A list of common opportunities for energy savings found in commercial
buildings is provided below. Advisors who can turn these opportunities
into real savings are scattered throughout the Directory. Look for
firms who conduct energy audits and do building retrofits.
Implement a monitoring program to identify and track energy consumption
and building performance. Though monitoring in itself will not save
any energy it will provide the base line information to monitor
trends and identify improvement opportunities. In addition, there
are many examples where simply paying attention to energy accounts
have highlighted errors in billing that result in significant cost
reductions and identify consumption anomalies pointing to faulty
plant or opportunities to shift consumption onto lower tariffs.
Rate Your Building
Establish performance benchmarks. Once you know how much energy
you are using you can set a realistic target on how much energy
you should be using. The Building Greenhouse Rating Scheme is a
simple benchmarking tool that you can use to establish your performance.
The rating scheme not only gives you a simple indicator of how you
rate in the current market, but also gives your organisation the
market kudos of being a good performer when you have achieved good
energy performance. Visit www.abgr.com.au
and rate your building now!
Maintenance and Adjustment
Building tune up. You don't necessarily need new equipment to improve
building performance. Proper maintenance and adjustment of existing
systems may achieve significant improvements at little or no cost.
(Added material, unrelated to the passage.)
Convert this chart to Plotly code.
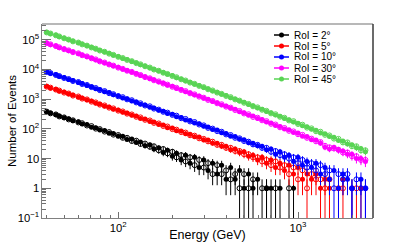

Optimise operating parameters. Review the services that are provided
in a building and ask, 'are they necessary'? There are probably
many low cost, or no cost solutions for saving energy including:
- Changing set points on air conditioning systems - allowing wider
yet comfortable temperature variations;
- Looking at what lights are on and when - do all the lights in
a building need to be on for cleaning and security; and
- Considering the hours in which services are provided - does
the whole building need to be air conditioned for just one person
Review lighting. One of the best opportunities for improvement
in many buildings is in lighting. Improvement opportunities include:
- Delamping - removing some of the light tubes (or bulbs) from
areas that don't need current level of light;
- Relamping - replacing existing tubes with energy efficient versions
either as a project or as part of normal maintenance;
- Upgrade lights to more efficient systems - lighting upgrades
often have very short payback periods so make good financial sense
even if you don't own the building.
Equipment purchasing policy. Whether for major plant or office
equipment a policy that places preference on energy efficient equipment
could pay dividends. Not only will you save on ongoing operating
costs but there are often spin-offs in improved performance and
reliability and reduced load on other equipment.
Even if the initial costs are higher the total ownership costs
could be significantly better.
Fan system optimisation. Fans used for ventilation are often an
opportunity for performance improvement. Many buildings have fans
that are oversized or are not operating effectively. Opportunities
- Car park fans are a commonly ignored and expensive waste of
energy. Reducing the hours of operation or installing CO monitors
that start the fans on demand can save significant energy and
- Many fans have variable air volume (VAV) supply systems that
are not correctly adjusted. As a consequence the VAV system does
not deliver the savings that it is capable of achieving. A simple
adjustment could significantly improve performance.
Equipment upgrades. As part of normal maintenance seek to improve
or install better performing equipment. It is also an opportunity
to investigate the operating requirements of equipment and 'resize'
it to suit current building operations.